### WHAT YOU WILL DO
Your task is to copy the listing exactly, with the pictures left out.

### GIVEN MATERIAL
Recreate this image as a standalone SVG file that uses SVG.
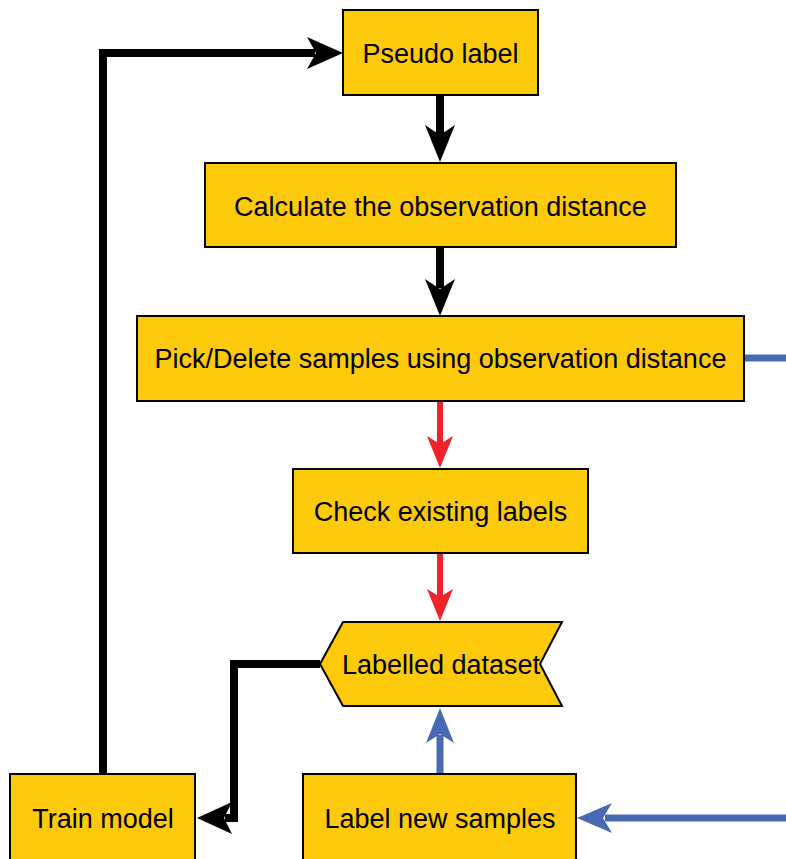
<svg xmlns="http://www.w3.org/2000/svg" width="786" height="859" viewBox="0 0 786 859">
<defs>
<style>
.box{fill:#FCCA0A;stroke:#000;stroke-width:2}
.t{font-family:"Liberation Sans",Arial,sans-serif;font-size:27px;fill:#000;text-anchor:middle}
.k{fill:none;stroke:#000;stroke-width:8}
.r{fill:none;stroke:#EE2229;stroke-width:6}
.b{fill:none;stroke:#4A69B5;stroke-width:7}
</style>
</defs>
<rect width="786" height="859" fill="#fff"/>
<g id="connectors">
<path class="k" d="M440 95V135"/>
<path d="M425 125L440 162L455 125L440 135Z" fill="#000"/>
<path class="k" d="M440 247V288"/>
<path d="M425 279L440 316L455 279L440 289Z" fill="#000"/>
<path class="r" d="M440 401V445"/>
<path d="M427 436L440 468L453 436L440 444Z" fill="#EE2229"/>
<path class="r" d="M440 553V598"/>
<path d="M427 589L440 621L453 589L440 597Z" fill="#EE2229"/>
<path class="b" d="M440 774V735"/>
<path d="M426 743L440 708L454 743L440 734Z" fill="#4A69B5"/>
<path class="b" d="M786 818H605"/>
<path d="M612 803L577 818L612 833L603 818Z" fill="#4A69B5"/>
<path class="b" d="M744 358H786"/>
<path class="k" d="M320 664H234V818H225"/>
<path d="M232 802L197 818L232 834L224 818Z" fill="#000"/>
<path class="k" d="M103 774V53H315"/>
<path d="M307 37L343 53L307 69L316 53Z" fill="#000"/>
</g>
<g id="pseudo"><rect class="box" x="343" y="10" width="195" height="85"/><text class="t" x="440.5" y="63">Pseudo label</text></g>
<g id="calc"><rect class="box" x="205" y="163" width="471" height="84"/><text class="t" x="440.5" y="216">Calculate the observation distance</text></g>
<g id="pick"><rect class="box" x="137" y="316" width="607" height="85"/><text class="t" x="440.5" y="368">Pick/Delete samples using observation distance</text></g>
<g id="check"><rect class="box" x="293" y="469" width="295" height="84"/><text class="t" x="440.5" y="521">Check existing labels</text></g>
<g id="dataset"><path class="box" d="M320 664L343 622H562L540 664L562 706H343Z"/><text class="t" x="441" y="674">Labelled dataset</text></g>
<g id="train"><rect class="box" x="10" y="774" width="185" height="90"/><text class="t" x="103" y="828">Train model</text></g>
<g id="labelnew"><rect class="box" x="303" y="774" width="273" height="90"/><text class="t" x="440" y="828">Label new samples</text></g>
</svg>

### RESPONSE BELOW
Recreate this image as a standalone SVG file that uses SVG.
<svg xmlns="http://www.w3.org/2000/svg" width="786" height="859" viewBox="0 0 786 859">
<defs>
<style>
.box{fill:#FCCA0A;stroke:#000;stroke-width:2}
.t{font-family:"Liberation Sans",Arial,sans-serif;font-size:27px;fill:#000;text-anchor:middle}
.k{fill:none;stroke:#000;stroke-width:8}
.r{fill:none;stroke:#EE2229;stroke-width:6}
.b{fill:none;stroke:#4A69B5;stroke-width:7}
</style>
</defs>
<rect width="786" height="859" fill="#fff"/>
<g id="connectors">
<path class="k" d="M440 95V135"/>
<path d="M425 125L440 162L455 125L440 135Z" fill="#000"/>
<path class="k" d="M440 247V288"/>
<path d="M425 279L440 316L455 279L440 289Z" fill="#000"/>
<path class="r" d="M440 401V445"/>
<path d="M427 436L440 468L453 436L440 444Z" fill="#EE2229"/>
<path class="r" d="M440 553V598"/>
<path d="M427 589L440 621L453 589L440 597Z" fill="#EE2229"/>
<path class="b" d="M440 774V735"/>
<path d="M426 743L440 708L454 743L440 734Z" fill="#4A69B5"/>
<path class="b" d="M786 818H605"/>
<path d="M612 803L577 818L612 833L603 818Z" fill="#4A69B5"/>
<path class="b" d="M744 358H786"/>
<path class="k" d="M320 664H234V818H225"/>
<path d="M232 802L197 818L232 834L224 818Z" fill="#000"/>
<path class="k" d="M103 774V53H315"/>
<path d="M307 37L343 53L307 69L316 53Z" fill="#000"/>
</g>
<g id="pseudo"><rect class="box" x="343" y="10" width="195" height="85"/><text class="t" x="440.5" y="63">Pseudo label</text></g>
<g id="calc"><rect class="box" x="205" y="163" width="471" height="84"/><text class="t" x="440.5" y="216">Calculate the observation distance</text></g>
<g id="pick"><rect class="box" x="137" y="316" width="607" height="85"/><text class="t" x="440.5" y="368">Pick/Delete samples using observation distance</text></g>
<g id="check"><rect class="box" x="293" y="469" width="295" height="84"/><text class="t" x="440.5" y="521">Check existing labels</text></g>
<g id="dataset"><path class="box" d="M320 664L343 622H562L540 664L562 706H343Z"/><text class="t" x="441" y="674">Labelled dataset</text></g>
<g id="train"><rect class="box" x="10" y="774" width="185" height="90"/><text class="t" x="103" y="828">Train model</text></g>
<g id="labelnew"><rect class="box" x="303" y="774" width="273" height="90"/><text class="t" x="440" y="828">Label new samples</text></g>
</svg>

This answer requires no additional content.